高市早苗氏の岐路 日韓連携で「ノー」を言えるか
韓国の高官は最近ふたたびワシントンへ。李氏は膠着する協議に頭を抱える。進展がなければ、10月末に慶州で主催するAPEC首脳会議で、トランプ氏と中国の習近平国家主席を同じ場に迎えることになり、対面は気まずさを伴う可能性がある。
もっとも、フォスター=カーター氏は「その気まずさこそ転機」とみる。韓国は孤立しておらず、日本もまた身動きが取りづらい状況にあるからだ。ソウルと東京はなぜ連携しないのか。なぜ“進貢”に近い資金を差し出すのか。課題は容易でない。高市氏は保守強硬派と目され、靖国参拝や歴史観で李氏と相容れない。しかし李氏は就任後、実利を優先し、政局で周縁化された石破茂氏とも手を結んだ。国益が懸かる局面では、双方が一歩ずつ譲歩する余地がある。
仮に日韓が連携して再交渉を共同で求め、「貢ぎ物」的な枠組みを退けたら、トランプ氏はどう動くか。最初は強硬な姿勢を見せるにせよ、いずれ冷静さを取り戻し、両国の支持を必要とするだろう。対中戦略ではなお日韓の協力が要るからだ。トランプ氏の対中姿勢は日々揺れ動くとの見立てもあり、同氏が両国に「共同戦略の策定」を促す根拠はここにある。分断が常態化する同盟の中で、結束それ自体が力になる。
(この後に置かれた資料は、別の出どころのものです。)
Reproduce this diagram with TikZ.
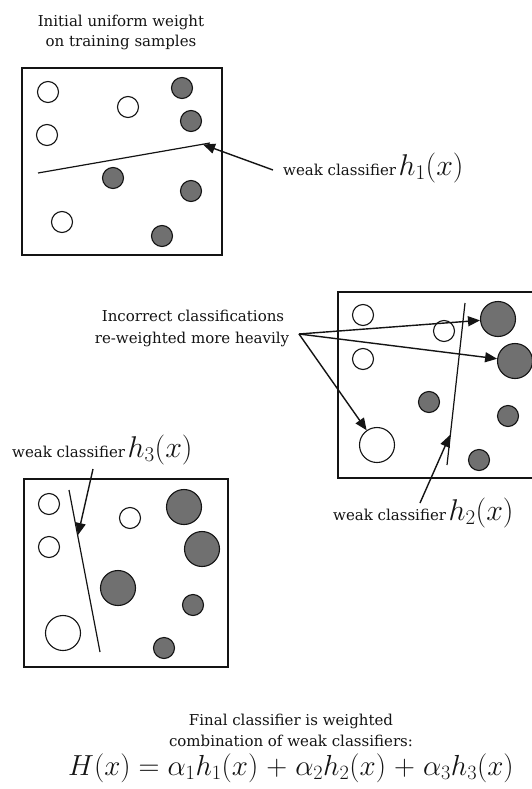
\RequirePackage{fix-cm}
\documentclass[tikz,border=0pt]{standalone}
\usepackage{fontspec}
\setmainfont{DejaVu Serif}
\usetikzlibrary{arrows.meta}
\definecolor{dotfill}{RGB}{112,112,112}
\definecolor{ink}{RGB}{20,20,20}
\tikzset{
  frame/.style={draw=ink, line width=2.6pt},
  opendot/.style={circle, draw=ink, line width=1.1pt, fill=white, minimum size=21pt, inner sep=0pt},
  filldot/.style={circle, draw=ink, line width=1.1pt, fill=dotfill, minimum size=21pt, inner sep=0pt},
  bigopen/.style={opendot, minimum size=35pt},
  bigfill/.style={filldot, minimum size=35pt},
  sep/.style={draw=ink, line width=1.2pt},
  ptr/.style={draw=ink, line width=1.4pt, -{Triangle[length=12pt,width=10pt]}},
  txt/.style={inner sep=0pt, font=\fontsize{15}{18}\selectfont, text=ink},
}
\newcommand{\hmath}[1]{{\fontsize{30}{33}\selectfont$#1$}}
\newcommand{\fmath}[1]{{\fontsize{29}{32}\selectfont$#1$}}
\begin{document}
\begin{tikzpicture}[x=1pt,y=-1pt]
\useasboundingbox (0,0) rectangle (532,789);
\fill[white] (0,0) rectangle (532,789);

% ---------- title ----------
\node[txt, anchor=base] (t1) at (121,27) {Initial uniform weight};
\node[txt, anchor=base] (t2) at (121,47) {on training samples};

% ---------- box 1 ----------
\draw[frame] (22,68) rectangle (222,255);
\node[opendot] (a1) at (48,92) {};
\node[opendot] (a2) at (128,107) {};
\node[filldot] (a3) at (182,88) {};
\node[filldot] (a4) at (191,121) {};
\node[opendot] (a5) at (47,135) {};
\node[filldot] (a6) at (113,178) {};
\node[filldot] (a7) at (191,191) {};
\node[opendot] (a8) at (62,222) {};
\node[filldot] (a9) at (162,236) {};
\coordinate (h1s) at (38,173);
\coordinate (h1e) at (210,143);
\draw[sep] (h1s) -- (h1e);
\coordinate (h1tip) at (203,144.5);
\node[txt, anchor=base west] (l1) at (283,175) {weak classifier\,\hmath{h_1(x)}};
\coordinate (l1tail) at (273,170);
\draw[ptr] (l1tail) -- (h1tip);

% ---------- box 2 (right side runs off the picture) ----------
\draw[frame] (538,292) -- (338,292) -- (338,478) -- (538,478);
\node[opendot] (b1) at (363,315) {};
\node[opendot] (b2) at (444,331) {};
\node[opendot] (b3) at (363,359) {};
\node[bigfill] (b4) at (498,319) {};
\node[bigfill] (b5) at (515,361) {};
\node[filldot] (b6) at (429,402) {};
\node[filldot] (b7) at (508,416) {};
\node[bigopen] (b8) at (377,445) {};
\node[filldot] (b9) at (479,460) {};
\coordinate (h2s) at (465,303);
\coordinate (h2e) at (447,465);
\draw[sep] (h2s) -- (h2e);
\coordinate (h2tip) at (450,435);
\node[txt, anchor=base west] (l2) at (333,520) {weak classifier\,\hmath{h_2(x)}};
\coordinate (l2tail) at (420,503);
\draw[ptr] (l2tail) -- (h2tip);

% ---------- incorrect classifications ----------
\node[txt, anchor=base] (i1) at (193,321) {Incorrect classifications};
\node[txt, anchor=base] (i2) at (192,343) {re-weighted more heavily};
\coordinate (apex) at (299,334);
\draw[ptr] (apex) -- (b4);
\draw[ptr] (apex) -- (b5);
\draw[ptr] (apex) -- (b8);

% ---------- box 3 ----------
\node[txt, anchor=base west] (l3) at (12,457) {weak classifier\,\hmath{h_3(x)}};
\draw[frame] (24,479) rectangle (228,667);
\node[opendot] (c1) at (49,504) {};
\node[opendot] (c2) at (130,518) {};
\node[bigfill] (c3) at (184,507) {};
\node[opendot] (c4) at (49,547) {};
\node[bigfill] (c5) at (202,549) {};
\node[bigfill] (c6) at (118,588) {};
\node[filldot] (c7) at (193,605) {};
\node[bigopen] (c8) at (63,633) {};
\node[filldot] (c9) at (164,648) {};
\coordinate (h3s) at (69,490);
\coordinate (h3e) at (100,652);
\draw[sep] (h3s) -- (h3e);
\coordinate (h3tip) at (78,535);
\coordinate (l3tail) at (93,469);
\draw[ptr] (l3tail) -- (h3tip);

% ---------- final classifier ----------
\node[txt, anchor=base] (f1) at (291,725) {Final classifier is weighted};
\node[txt, anchor=base] (f2) at (291,746) {combination of weak classifiers:};
\node[inner sep=0pt, anchor=base, text=ink] (f3) at (291,775)
  {\fmath{H(x)\mkern5mu{=}\mkern5mu\alpha_1h_1(x)\mkern5mu{+}\mkern5mu\alpha_2h_2(x)\mkern5mu{+}\mkern5mu\alpha_3h_3(x)}};
\end{tikzpicture}
\end{document}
同氏は率直に「もはや遅いかもしれない」とも記す。日本は“宥和金”と形容される対米資金計画を深く進めており、李氏一人の力では負担が重い。それでも、李氏は冷静かつ礼節を保ちながら米側の論理を「一方的で不公正、実行可能性にも乏しい」と可視化してきた。もし同様の胆力を持つ指導者が各国に増えれば、局面は変わり得る。高市氏が本当に政治的権威を確立し、日本の「鉄の女」を目指すなら、いまこそ打開の一手を放つときだ。